__What the task requires__
Reproduce the data exactly and drop any pictures it holds.

__Stored data__
◆ ◆ ◆
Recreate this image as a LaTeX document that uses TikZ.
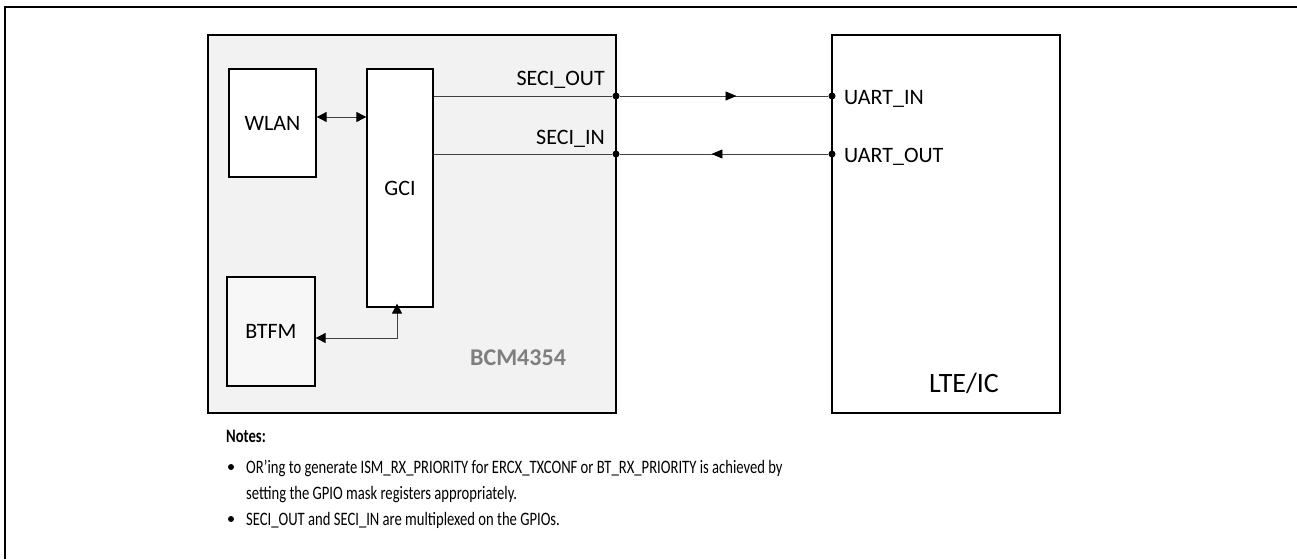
\documentclass[tikz,border=0pt]{standalone}
\usepackage{fontspec}
\setmainfont{Carlito}
\usetikzlibrary{arrows.meta,decorations.markings}
\definecolor{chipgray}{HTML}{F2F2F2}
\definecolor{lblgray}{HTML}{7F7F7F}
\newcommand{\notesq}[1]{\scalebox{0.77}[1]{#1}}
\tikzset{
  blk/.style={draw=black, line width=1.3pt, inner sep=0pt},
  wire/.style={draw=black!75, line width=0.9pt},
  dtip/.style={{Triangle[length=10pt,width=10pt,color=black]}-{Triangle[length=10pt,width=10pt,color=black]}},
  dot/.style={circle, fill=black, inner sep=0pt, minimum size=7pt},
  midarrow/.style={postaction={decorate}, decoration={markings, mark=at position #1 with {\arrow{Triangle[length=11pt,width=9pt,color=black]}}}},
  lbl/.style={font=\fontsize{22}{26}\selectfont, inner sep=0pt},
  notefont/.style={font=\fontsize{19}{23}\selectfont, inner sep=0pt}
}
\begin{document}
\begin{tikzpicture}[x=1pt,y=-1pt]
\useasboundingbox (0,0) rectangle (1297,559);
% outer frame (left and top)
\draw[line width=2pt] (5,559) -- (5,7) -- (1297,7);
% chip
\node[blk, fill=chipgray, minimum width=408pt, minimum height=378pt] (chip) at (412,224) {};
\node[blk, fill=white, minimum width=87pt, minimum height=108pt, lbl] (wlan) at (272.5,123) {WLAN};
\node[blk, fill=white, minimum width=66pt, minimum height=238pt, lbl] (gci) at (400,188) {GCI};
\node[blk, fill=black!3, minimum width=88pt, minimum height=109pt, lbl] (btfm) at (271,331.5) {BTFM};
\node[font=\bfseries\fontsize{24}{28}\selectfont, text=lblgray, inner sep=0pt] (bcm) at (518,358) {BCM4354};
% LTE
\node[blk, fill=white, minimum width=228pt, minimum height=378pt] (lte) at (946,224) {};
\node[font=\fontsize{28}{32}\selectfont, inner sep=0pt] (ltel) at (964,383) {LTE/IC};
% dots
\node[dot] (so) at (616,96) {};
\node[dot] (si) at (616,154) {};
\node[dot] (ui) at (832,96) {};
\node[dot] (uo) at (832,154) {};
% labels
\node[lbl, anchor=base east] (solbl) at (605,86) {SECI\_OUT};
\node[lbl, anchor=base east] (silbl) at (605,144) {SECI\_IN};
\node[lbl, anchor=base west] (uilbl) at (844,105) {UART\_IN};
\node[lbl, anchor=base west] (uolbl) at (844,162) {UART\_OUT};
% wires
\draw[wire] (gci.east |- so) -- (so);
\draw[wire] (gci.east |- si) -- (si);
\draw[wire, midarrow=0.56] (so) -- (ui);
\draw[wire, midarrow=0.56] (uo) -- (si);
\draw[wire, dtip] (wlan.east |- 0,117) -- (gci.west |- 0,117);
\coordinate (bend) at (397,338);
\draw[wire, dtip] (btfm.east |- bend) -- (bend) -- ([yshift=4pt]gci.south -| bend);
% notes
\node[notefont, anchor=base west] (notes) at (226,442) {\notesq{\bfseries Notes:}};
\node[circle, fill=black, inner sep=0pt, minimum size=6pt] (b1) at (231,467) {};
\node[notefont, anchor=base west] (n1) at (246,473) {\notesq{OR’ing to generate ISM\_RX\_PRIORITY for ERCX\_TXCONF or BT\_RX\_PRIORITY is achieved by}};
\node[notefont, anchor=base west] (n1b) at (246,499) {\notesq{setting the GPIO mask registers appropriately.}};
\node[circle, fill=black, inner sep=0pt, minimum size=6pt] (b2) at (231,519) {};
\node[notefont, anchor=base west] (n2) at (246,525) {\notesq{SECI\_OUT and SECI\_IN are multiplexed on the GPIOs.}};
\end{tikzpicture}
\end{document}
◆ ◆ ◆
__Output of the task__
Recreate this image as a LaTeX document that uses TikZ.
\documentclass[tikz,border=0pt]{standalone}
\usepackage{fontspec}
\setmainfont{Carlito}
\usetikzlibrary{arrows.meta,decorations.markings}
\definecolor{chipgray}{HTML}{F2F2F2}
\definecolor{lblgray}{HTML}{7F7F7F}
\newcommand{\notesq}[1]{\scalebox{0.77}[1]{#1}}
\tikzset{
  blk/.style={draw=black, line width=1.3pt, inner sep=0pt},
  wire/.style={draw=black!75, line width=0.9pt},
  dtip/.style={{Triangle[length=10pt,width=10pt,color=black]}-{Triangle[length=10pt,width=10pt,color=black]}},
  dot/.style={circle, fill=black, inner sep=0pt, minimum size=7pt},
  midarrow/.style={postaction={decorate}, decoration={markings, mark=at position #1 with {\arrow{Triangle[length=11pt,width=9pt,color=black]}}}},
  lbl/.style={font=\fontsize{22}{26}\selectfont, inner sep=0pt},
  notefont/.style={font=\fontsize{19}{23}\selectfont, inner sep=0pt}
}
\begin{document}
\begin{tikzpicture}[x=1pt,y=-1pt]
\useasboundingbox (0,0) rectangle (1297,559);
% outer frame (left and top)
\draw[line width=2pt] (5,559) -- (5,7) -- (1297,7);
% chip
\node[blk, fill=chipgray, minimum width=408pt, minimum height=378pt] (chip) at (412,224) {};
\node[blk, fill=white, minimum width=87pt, minimum height=108pt, lbl] (wlan) at (272.5,123) {WLAN};
\node[blk, fill=white, minimum width=66pt, minimum height=238pt, lbl] (gci) at (400,188) {GCI};
\node[blk, fill=black!3, minimum width=88pt, minimum height=109pt, lbl] (btfm) at (271,331.5) {BTFM};
\node[font=\bfseries\fontsize{24}{28}\selectfont, text=lblgray, inner sep=0pt] (bcm) at (518,358) {BCM4354};
% LTE
\node[blk, fill=white, minimum width=228pt, minimum height=378pt] (lte) at (946,224) {};
\node[font=\fontsize{28}{32}\selectfont, inner sep=0pt] (ltel) at (964,383) {LTE/IC};
% dots
\node[dot] (so) at (616,96) {};
\node[dot] (si) at (616,154) {};
\node[dot] (ui) at (832,96) {};
\node[dot] (uo) at (832,154) {};
% labels
\node[lbl, anchor=base east] (solbl) at (605,86) {SECI\_OUT};
\node[lbl, anchor=base east] (silbl) at (605,144) {SECI\_IN};
\node[lbl, anchor=base west] (uilbl) at (844,105) {UART\_IN};
\node[lbl, anchor=base west] (uolbl) at (844,162) {UART\_OUT};
% wires
\draw[wire] (gci.east |- so) -- (so);
\draw[wire] (gci.east |- si) -- (si);
\draw[wire, midarrow=0.56] (so) -- (ui);
\draw[wire, midarrow=0.56] (uo) -- (si);
\draw[wire, dtip] (wlan.east |- 0,117) -- (gci.west |- 0,117);
\coordinate (bend) at (397,338);
\draw[wire, dtip] (btfm.east |- bend) -- (bend) -- ([yshift=4pt]gci.south -| bend);
% notes
\node[notefont, anchor=base west] (notes) at (226,442) {\notesq{\bfseries Notes:}};
\node[circle, fill=black, inner sep=0pt, minimum size=6pt] (b1) at (231,467) {};
\node[notefont, anchor=base west] (n1) at (246,473) {\notesq{OR’ing to generate ISM\_RX\_PRIORITY for ERCX\_TXCONF or BT\_RX\_PRIORITY is achieved by}};
\node[notefont, anchor=base west] (n1b) at (246,499) {\notesq{setting the GPIO mask registers appropriately.}};
\node[circle, fill=black, inner sep=0pt, minimum size=6pt] (b2) at (231,519) {};
\node[notefont, anchor=base west] (n2) at (246,525) {\notesq{SECI\_OUT and SECI\_IN are multiplexed on the GPIOs.}};
\end{tikzpicture}
\end{document}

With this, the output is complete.